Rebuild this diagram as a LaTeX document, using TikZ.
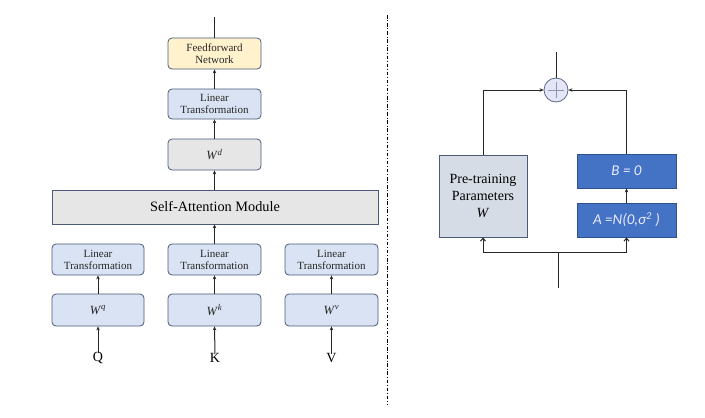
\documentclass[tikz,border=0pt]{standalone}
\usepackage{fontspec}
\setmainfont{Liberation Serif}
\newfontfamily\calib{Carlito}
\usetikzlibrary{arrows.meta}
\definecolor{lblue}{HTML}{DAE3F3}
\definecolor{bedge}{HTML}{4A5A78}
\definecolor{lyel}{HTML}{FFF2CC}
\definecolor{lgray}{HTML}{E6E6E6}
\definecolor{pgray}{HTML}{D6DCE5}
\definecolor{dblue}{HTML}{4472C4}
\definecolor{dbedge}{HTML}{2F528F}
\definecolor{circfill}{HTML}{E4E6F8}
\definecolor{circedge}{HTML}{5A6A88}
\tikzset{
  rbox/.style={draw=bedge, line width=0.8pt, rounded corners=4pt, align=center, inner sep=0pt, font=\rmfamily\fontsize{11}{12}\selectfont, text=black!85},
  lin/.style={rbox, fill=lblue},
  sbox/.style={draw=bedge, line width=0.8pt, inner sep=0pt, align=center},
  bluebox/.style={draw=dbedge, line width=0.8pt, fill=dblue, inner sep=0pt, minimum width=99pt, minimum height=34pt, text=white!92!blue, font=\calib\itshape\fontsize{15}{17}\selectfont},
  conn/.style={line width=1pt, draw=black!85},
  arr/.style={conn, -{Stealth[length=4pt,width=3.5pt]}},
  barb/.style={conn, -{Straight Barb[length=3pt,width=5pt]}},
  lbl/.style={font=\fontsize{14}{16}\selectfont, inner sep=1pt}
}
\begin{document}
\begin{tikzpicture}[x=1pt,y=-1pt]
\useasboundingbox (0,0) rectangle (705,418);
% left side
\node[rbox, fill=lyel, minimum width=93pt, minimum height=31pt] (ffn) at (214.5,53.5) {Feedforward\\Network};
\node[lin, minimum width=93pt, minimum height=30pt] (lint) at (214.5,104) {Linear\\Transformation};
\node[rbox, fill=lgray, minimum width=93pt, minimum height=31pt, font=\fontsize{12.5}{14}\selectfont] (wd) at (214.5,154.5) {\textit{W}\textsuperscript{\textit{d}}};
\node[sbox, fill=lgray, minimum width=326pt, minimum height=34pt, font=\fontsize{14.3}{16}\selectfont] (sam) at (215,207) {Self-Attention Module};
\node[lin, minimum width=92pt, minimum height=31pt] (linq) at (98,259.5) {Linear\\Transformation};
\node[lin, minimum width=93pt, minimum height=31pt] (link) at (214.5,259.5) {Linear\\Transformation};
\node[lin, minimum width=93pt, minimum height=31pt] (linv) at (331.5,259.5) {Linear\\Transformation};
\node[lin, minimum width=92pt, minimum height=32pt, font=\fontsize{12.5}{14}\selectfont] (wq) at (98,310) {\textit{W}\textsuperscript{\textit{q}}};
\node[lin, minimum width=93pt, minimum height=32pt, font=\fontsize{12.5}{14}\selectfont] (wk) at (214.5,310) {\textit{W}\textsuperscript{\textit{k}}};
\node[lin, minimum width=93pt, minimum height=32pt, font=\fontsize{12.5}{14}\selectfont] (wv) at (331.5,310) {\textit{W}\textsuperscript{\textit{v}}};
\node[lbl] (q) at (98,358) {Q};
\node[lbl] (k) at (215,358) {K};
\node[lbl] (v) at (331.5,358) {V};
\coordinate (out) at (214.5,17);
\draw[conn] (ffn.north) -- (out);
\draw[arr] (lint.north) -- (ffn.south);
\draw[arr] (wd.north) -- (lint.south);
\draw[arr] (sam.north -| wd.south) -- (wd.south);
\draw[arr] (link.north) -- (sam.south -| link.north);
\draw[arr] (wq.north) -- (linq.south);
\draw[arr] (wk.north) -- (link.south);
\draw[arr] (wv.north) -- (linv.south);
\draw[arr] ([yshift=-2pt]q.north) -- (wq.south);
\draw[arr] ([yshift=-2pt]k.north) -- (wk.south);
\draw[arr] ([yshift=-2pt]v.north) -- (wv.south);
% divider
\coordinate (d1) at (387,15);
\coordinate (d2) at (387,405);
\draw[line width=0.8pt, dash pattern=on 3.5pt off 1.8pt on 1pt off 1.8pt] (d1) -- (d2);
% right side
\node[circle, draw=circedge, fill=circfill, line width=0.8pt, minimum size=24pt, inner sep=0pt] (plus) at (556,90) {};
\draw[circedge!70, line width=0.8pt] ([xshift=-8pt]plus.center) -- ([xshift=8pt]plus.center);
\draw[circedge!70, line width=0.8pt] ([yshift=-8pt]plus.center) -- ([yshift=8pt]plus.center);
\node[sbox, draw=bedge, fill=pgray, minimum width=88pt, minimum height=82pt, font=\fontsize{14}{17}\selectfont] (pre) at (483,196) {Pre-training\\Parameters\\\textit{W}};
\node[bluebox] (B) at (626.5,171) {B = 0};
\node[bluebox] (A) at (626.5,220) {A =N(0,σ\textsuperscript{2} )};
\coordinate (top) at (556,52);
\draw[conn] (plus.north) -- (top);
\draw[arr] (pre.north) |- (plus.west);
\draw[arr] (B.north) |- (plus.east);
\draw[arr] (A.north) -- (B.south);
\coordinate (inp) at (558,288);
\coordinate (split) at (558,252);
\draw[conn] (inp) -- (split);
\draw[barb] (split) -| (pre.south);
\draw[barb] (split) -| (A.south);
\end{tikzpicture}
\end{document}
* * *
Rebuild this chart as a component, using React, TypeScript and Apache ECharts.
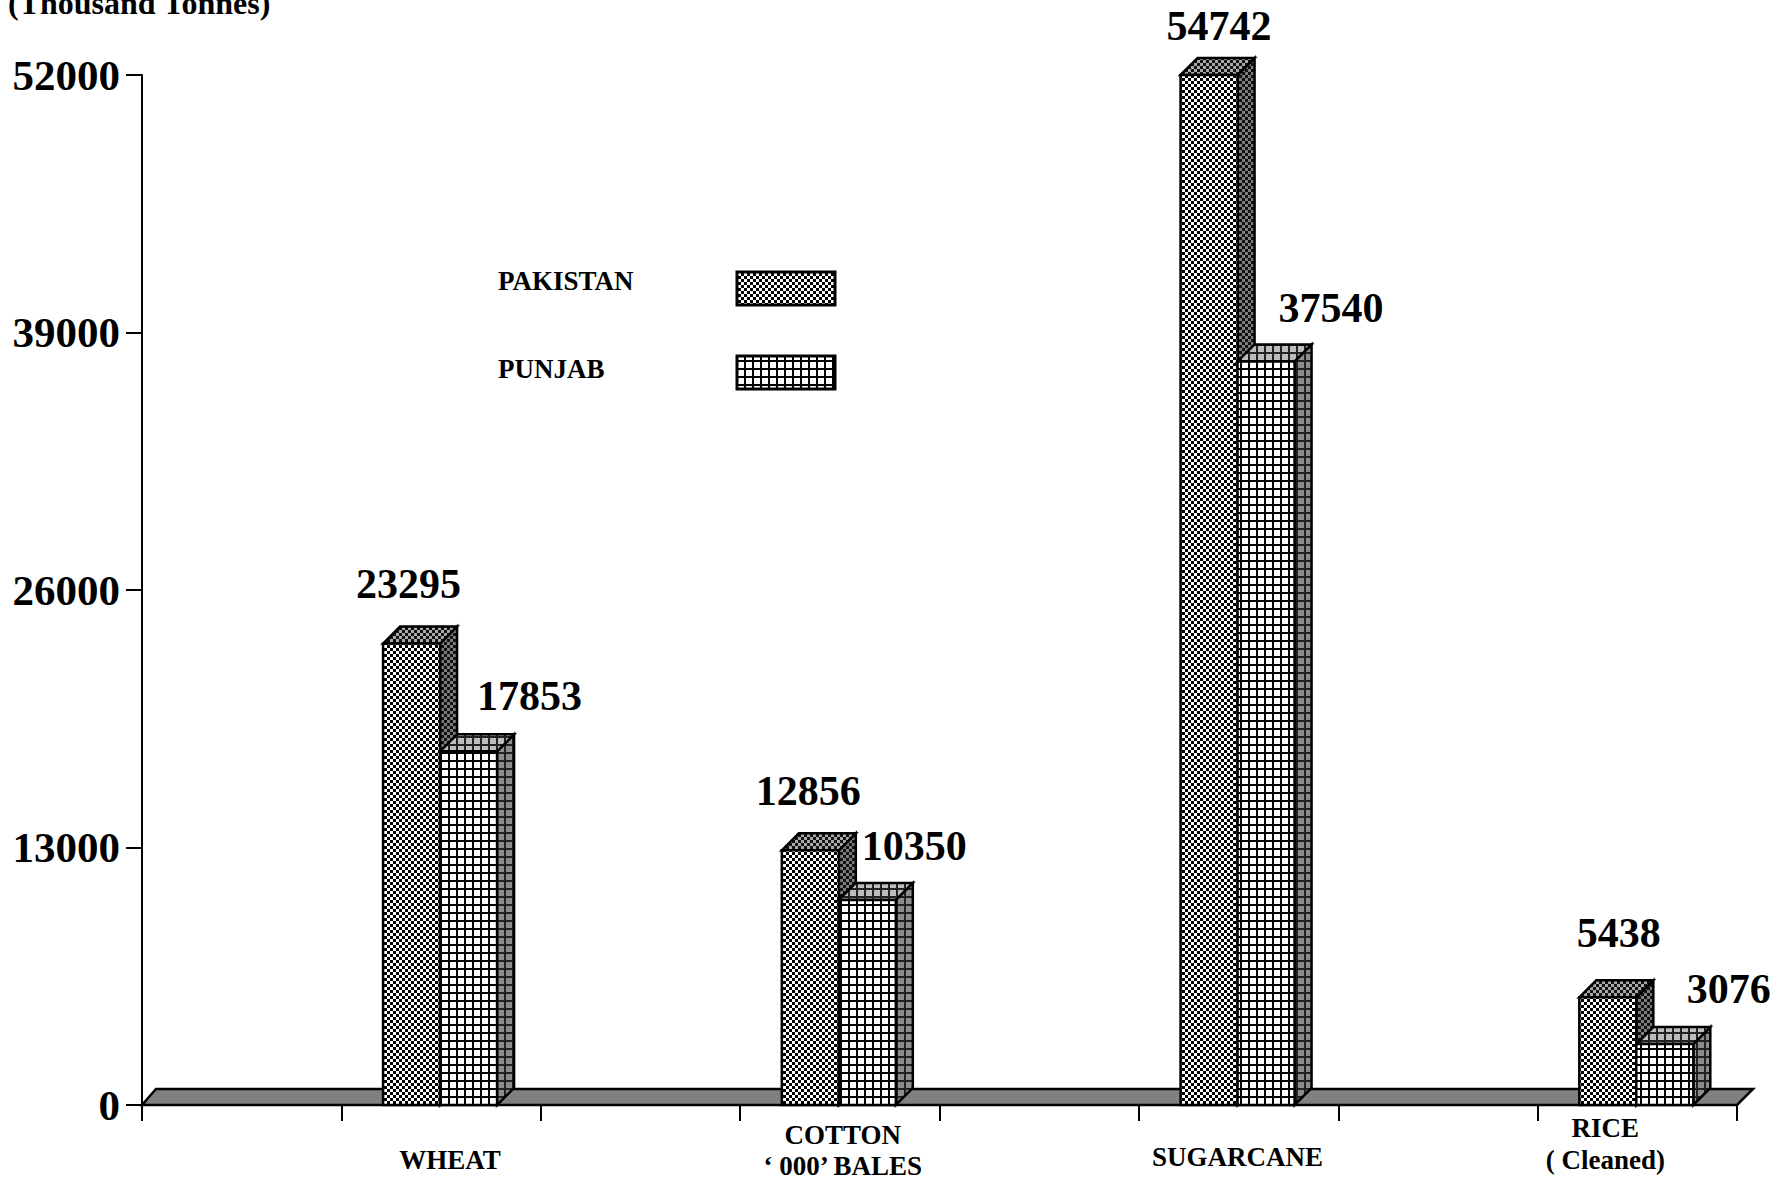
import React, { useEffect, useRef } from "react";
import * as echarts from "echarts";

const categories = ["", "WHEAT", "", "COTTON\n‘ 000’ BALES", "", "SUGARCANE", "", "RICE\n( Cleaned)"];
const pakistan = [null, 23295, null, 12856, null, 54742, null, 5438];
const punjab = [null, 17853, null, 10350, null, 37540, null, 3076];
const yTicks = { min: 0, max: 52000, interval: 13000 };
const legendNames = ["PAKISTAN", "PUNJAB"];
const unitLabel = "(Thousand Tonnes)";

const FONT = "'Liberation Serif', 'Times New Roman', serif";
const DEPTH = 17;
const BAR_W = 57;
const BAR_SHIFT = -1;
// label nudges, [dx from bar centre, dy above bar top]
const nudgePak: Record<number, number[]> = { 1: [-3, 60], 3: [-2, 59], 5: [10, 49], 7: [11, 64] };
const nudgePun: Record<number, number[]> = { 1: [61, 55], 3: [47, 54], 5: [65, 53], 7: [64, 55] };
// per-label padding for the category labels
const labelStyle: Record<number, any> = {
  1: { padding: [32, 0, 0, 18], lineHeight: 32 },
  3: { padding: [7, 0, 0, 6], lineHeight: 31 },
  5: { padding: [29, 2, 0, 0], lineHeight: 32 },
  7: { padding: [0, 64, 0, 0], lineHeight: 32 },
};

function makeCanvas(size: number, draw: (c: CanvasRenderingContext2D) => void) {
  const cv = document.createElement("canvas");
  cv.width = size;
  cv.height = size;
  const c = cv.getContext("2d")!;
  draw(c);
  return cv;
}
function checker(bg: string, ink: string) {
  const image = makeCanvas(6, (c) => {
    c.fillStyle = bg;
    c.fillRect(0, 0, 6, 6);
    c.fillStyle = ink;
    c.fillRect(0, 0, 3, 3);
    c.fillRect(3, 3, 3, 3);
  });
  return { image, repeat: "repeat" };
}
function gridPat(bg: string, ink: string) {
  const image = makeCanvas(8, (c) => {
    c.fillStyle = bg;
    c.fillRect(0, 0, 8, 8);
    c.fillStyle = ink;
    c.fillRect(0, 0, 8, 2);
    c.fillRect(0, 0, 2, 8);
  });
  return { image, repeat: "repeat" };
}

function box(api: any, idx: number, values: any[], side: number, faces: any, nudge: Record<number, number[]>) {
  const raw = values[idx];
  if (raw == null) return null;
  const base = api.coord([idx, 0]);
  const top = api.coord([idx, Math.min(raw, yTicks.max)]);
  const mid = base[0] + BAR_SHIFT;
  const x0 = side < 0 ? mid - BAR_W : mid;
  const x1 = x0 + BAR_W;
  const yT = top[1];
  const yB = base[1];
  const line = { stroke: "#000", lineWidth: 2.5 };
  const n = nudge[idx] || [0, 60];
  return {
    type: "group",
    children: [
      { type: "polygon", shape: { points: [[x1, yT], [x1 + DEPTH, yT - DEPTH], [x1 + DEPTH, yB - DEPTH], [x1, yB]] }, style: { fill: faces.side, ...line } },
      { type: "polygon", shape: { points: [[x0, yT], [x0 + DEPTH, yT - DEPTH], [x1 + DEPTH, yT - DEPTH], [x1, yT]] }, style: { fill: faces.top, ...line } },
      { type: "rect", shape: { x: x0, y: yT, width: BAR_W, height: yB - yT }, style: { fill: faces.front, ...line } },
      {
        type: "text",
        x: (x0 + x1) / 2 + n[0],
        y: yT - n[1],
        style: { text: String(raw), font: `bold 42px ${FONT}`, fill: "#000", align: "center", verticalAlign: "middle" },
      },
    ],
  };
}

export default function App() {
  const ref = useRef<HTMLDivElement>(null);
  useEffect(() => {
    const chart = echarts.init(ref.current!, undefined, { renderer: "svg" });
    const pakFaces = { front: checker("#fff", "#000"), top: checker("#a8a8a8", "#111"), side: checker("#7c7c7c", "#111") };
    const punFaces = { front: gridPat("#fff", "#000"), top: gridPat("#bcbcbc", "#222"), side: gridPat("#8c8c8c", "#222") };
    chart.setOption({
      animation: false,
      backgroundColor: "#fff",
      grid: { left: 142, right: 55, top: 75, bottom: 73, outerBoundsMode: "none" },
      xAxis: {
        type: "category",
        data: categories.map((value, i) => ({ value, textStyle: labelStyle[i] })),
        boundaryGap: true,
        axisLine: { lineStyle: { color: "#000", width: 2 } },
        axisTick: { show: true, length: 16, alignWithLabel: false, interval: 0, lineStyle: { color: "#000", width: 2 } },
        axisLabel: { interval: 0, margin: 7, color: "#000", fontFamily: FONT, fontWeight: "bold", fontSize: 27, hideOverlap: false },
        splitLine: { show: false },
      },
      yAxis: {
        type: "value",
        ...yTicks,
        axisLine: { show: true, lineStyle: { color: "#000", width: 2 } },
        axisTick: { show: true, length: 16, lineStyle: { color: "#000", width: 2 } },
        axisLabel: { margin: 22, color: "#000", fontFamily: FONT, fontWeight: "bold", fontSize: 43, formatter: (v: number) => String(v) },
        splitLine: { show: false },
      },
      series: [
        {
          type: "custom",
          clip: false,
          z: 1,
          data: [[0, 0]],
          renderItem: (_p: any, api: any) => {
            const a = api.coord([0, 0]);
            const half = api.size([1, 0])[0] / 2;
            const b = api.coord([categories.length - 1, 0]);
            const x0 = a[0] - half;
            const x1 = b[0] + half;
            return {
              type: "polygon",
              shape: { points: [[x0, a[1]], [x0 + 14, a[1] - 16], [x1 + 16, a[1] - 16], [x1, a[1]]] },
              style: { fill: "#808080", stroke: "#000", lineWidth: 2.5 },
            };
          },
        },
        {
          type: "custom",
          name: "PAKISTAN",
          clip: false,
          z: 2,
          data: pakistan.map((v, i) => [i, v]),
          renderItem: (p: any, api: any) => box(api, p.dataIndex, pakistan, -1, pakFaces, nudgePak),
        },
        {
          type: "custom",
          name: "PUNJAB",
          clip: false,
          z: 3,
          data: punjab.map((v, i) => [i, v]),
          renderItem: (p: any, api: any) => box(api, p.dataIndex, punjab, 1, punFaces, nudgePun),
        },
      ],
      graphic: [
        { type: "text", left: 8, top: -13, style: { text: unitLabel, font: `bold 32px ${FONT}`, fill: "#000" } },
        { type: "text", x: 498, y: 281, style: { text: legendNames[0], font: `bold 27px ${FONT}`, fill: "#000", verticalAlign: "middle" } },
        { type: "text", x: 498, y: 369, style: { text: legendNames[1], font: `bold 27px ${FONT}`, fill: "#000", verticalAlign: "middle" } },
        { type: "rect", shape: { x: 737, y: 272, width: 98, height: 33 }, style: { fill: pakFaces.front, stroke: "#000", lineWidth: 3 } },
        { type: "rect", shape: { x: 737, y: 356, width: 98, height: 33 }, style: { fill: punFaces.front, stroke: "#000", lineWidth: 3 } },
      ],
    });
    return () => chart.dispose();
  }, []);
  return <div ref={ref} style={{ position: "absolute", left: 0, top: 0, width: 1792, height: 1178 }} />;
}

TASK INSTRUCTIONS -
Your task is to transcribe exactly the lines starting at the line that contains "Rebuild this chart" and ending at the line that contains "import * as", both included. Leave out the pictures.

WRITTEN ANSWER -
Rebuild this chart as a component, using React, TypeScript and Apache ECharts.
import React, { useEffect, useRef } from "react";
import * as echarts from "echarts";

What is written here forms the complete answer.